Mary Cassat

Feminism

Cassatt and her contemporaries enjoyed the wave of feminism that occurred in the 1840s, allowing them access to educational institutions at newly coed colleges and universities, such as Oberlin and the University of Michigan. Likewise, women's colleges such as Vassar, Smith and Wellesley opened their doors during this time. Cassat was an outspoken advocate for women's equality, campaigning with her friends for equal travel scholarships for students in the 1860s, and the right to vote in the 1910s.

A Woman and a Girl Driving, Oil on canvas, 1881
In the Loge, Oil on canvas, 1878

Mary Cassatt depicted the "New Woman" of the 19th century from the woman's perspective. As a successful, highly trained woman artist who never married, Cassatt—like Ellen Day Hale, Elizabeth Coffin, Elizabeth Nourse and Cecilia Beaux—personified the "New Woman". She "initiated the profound beginnings in recreating the image of the 'new' women", drawn from the influence of her intelligent and active mother, Katherine Cassatt, who believed in educating women to be knowledgeable and socially active. She is depicted in Reading 'Le Figaro' (1878).

Reading Le Figaro, Oil on canvas, 1878

Although Cassatt did not explicitly make political statements about women's rights in her work, her artistic portrayal of women was consistently done with dignity and the suggestion of a deeper, meaningful inner life.
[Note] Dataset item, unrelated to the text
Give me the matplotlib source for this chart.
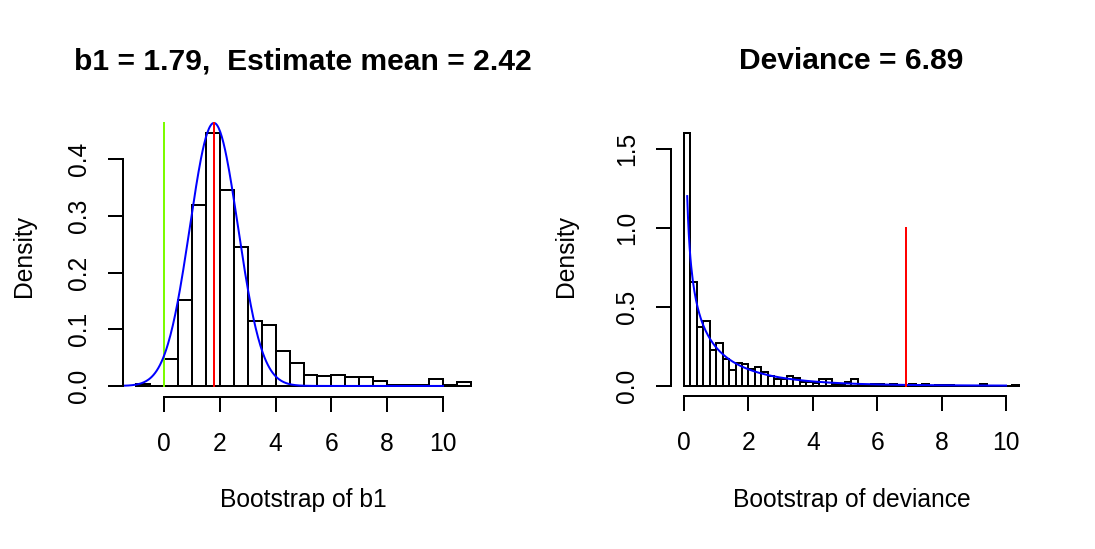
import matplotlib
matplotlib.use("Agg")
import matplotlib.pyplot as plt
import numpy as np

plt.rcParams['font.family'] = ['Liberation Sans', 'DejaVu Sans']

# bootstrap of b1: histogram (bin width 0.5, from -1 to 11)
b1_bin_start = -1.0
b1_bin_width = 0.5
b1_density = [0.003, 0.0, 0.047, 0.152, 0.320, 0.447, 0.346, 0.245,
              0.115, 0.108, 0.061, 0.040, 0.019, 0.017, 0.019, 0.015,
              0.015, 0.009, 0.002, 0.002, 0.002, 0.013, 0.002, 0.007]
b1_value = 1.79
b1_sd = 0.86          # sd of fitted normal curve
b1_curve_range = (-1.5, 10.0)
b1_line_top = 0.464

# bootstrap of deviance: histogram (bin width 0.2, from 0 to 10.4)
dev_bin_start = 0.0
dev_bin_width = 0.2
dev_density = [1.600, 0.658, 0.373, 0.407, 0.228, 0.268, 0.172, 0.100,
               0.145, 0.136, 0.106, 0.116, 0.085, 0.062, 0.045, 0.045,
               0.062, 0.051, 0.022, 0.022, 0.016, 0.040, 0.040, 0.013,
               0.013, 0.022, 0.040, 0.006, 0.006, 0.010, 0.010, 0.003,
               0.010, 0.003, 0.003, 0.010, 0.003, 0.010, 0.000, 0.006,
               0.006, 0.003, 0.000, 0.000, 0.000, 0.000, 0.010, 0.000,
               0.000, 0.000, 0.000, 0.006]
dev_value = 6.89
dev_df = 1            # chi-square reference curve
dev_curve_range = (0.1, 10.0)
dev_line_top = 1.0

x_ticks = [0, 2, 4, 6, 8, 10]
b1_yticks = [0.0, 0.1, 0.2, 0.3, 0.4]
dev_yticks = [0.0, 0.5, 1.0, 1.5]

W, H = 1095, 549
LW = 1.44
FS = 17.7

fig = plt.figure(figsize=(W / 100, H / 100), dpi=100)


def px_axes(x0, y0, x1, y1):
    return fig.add_axes([x0 / W, 1 - y1 / H, (x1 - x0) / W, (y1 - y0) / H])


def style(ax, yticks):
    for s in ['top', 'right']:
        ax.spines[s].set_visible(False)
    ax.spines['left'].set_bounds(yticks[0], yticks[-1])
    ax.spines['bottom'].set_bounds(x_ticks[0], x_ticks[-1])
    for s in ['left', 'bottom']:
        ax.spines[s].set_linewidth(LW)
    ax.set_xticks(x_ticks)
    ax.set_yticks(yticks)
    ax.set_yticklabels(['%.1f' % v for v in yticks], rotation=90, va='center')
    ax.tick_params(length=10.8, width=LW, labelsize=FS, pad=12)
    ax.tick_params(axis='x', pad=14.5)


# left panel
ax1 = px_axes(122.7, 112.4, 484.3, 396.5)
edges = b1_bin_start + b1_bin_width * np.arange(len(b1_density))
ax1.bar(edges, b1_density, width=b1_bin_width, align='edge',
        facecolor='white', edgecolor='black', linewidth=LW)
ax1.plot([0, 0], [0, b1_line_top], color='#7CFC00', lw=LW)
xs = np.linspace(b1_curve_range[0], b1_curve_range[1], 400)
ys = np.exp(-0.5 * ((xs - b1_value) / b1_sd) ** 2) / (b1_sd * np.sqrt(2 * np.pi))
ax1.plot(xs, ys, color='blue', lw=LW)
ax1.plot([b1_value, b1_value], [0, b1_line_top], color='red', lw=LW)
ax1.set_xlim(-1.48, 11.48)
ax1.set_ylim(-0.0186, 0.4825)
style(ax1, b1_yticks)

# right panel
ax2 = px_axes(670.6, 122.8, 1032.3, 395.8)
edges = dev_bin_start + dev_bin_width * np.arange(len(dev_density))
ax2.bar(edges, dev_density, width=dev_bin_width, align='edge',
        facecolor='white', edgecolor='black', linewidth=LW)
xs = np.linspace(dev_curve_range[0], dev_curve_range[1], 400)
ys = xs ** (dev_df / 2 - 1) * np.exp(-xs / 2) / np.sqrt(2 * np.pi)
ax2.plot(xs, ys, color='blue', lw=LW)
ax2.plot([dev_value, dev_value], [0, dev_line_top], color='red', lw=LW)
ax2.set_xlim(-0.416, 10.816)
ax2.set_ylim(-0.064, 1.664)
style(ax2, dev_yticks)

# titles and axis labels (pixel positions)
def ftext(x, y, s, **kw):
    fig.text(x / W, 1 - y / H, s, ha='center', va='center', **kw)

ftext(303, 61, 'b1 = %.2f,  Estimate mean = 2.42' % b1_value, fontsize=21.6, fontweight='bold')
ftext(851.5, 61, 'Deviance = %.2f' % dev_value, fontsize=21.6, fontweight='bold')
ftext(303.5, 500, 'Bootstrap of b1', fontsize=FS)
ftext(851.5, 500, 'Bootstrap of deviance', fontsize=FS)
ftext(24, 256, 'Density', fontsize=FS, rotation=90)
ftext(566, 256, 'Density', fontsize=FS, rotation=90)

fig.savefig('out.png', dpi=100)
Cassatt objected to being stereotyped as a "woman artist", she supported women's suffrage, and in 1915 showed eighteen works in an exhibition supporting the movement organised by Louisine Havemeyer, a committed and active feminist.The exhibition brought her into conflict with her sister-in-law Eugenie Carter Cassatt, who was anti-suffrage and who boycotted the show along with Philadelphia society in general. Cassatt responded by selling off her work that was otherwise destined for her heirs. In particular The Boating Party, thought to have been inspired by the birth of Eugenie's daughter Ellen Mary, was bought by the National Gallery, Washington DC.

In 1877, Cassatt was joined in Paris by her father and mother, who returned with her sister Lydia, all eventually to share a large apartment on the fifth floor of 13, Avenue Trudaine, (48.8816°N 2.3446°E). Mary valued their companionship, as neither she nor Lydia had married. A case was made that Mary suffered from narcissistic disturbance, never completing the recognition of herself as a person outside of the orbit of her mother. Mary had decided early in life that marriage would be incompatible with her career. Lydia, who was frequently painted by her sister, suffered from recurrent bouts of illness, and her death in 1882 left Cassatt temporarily unable to work.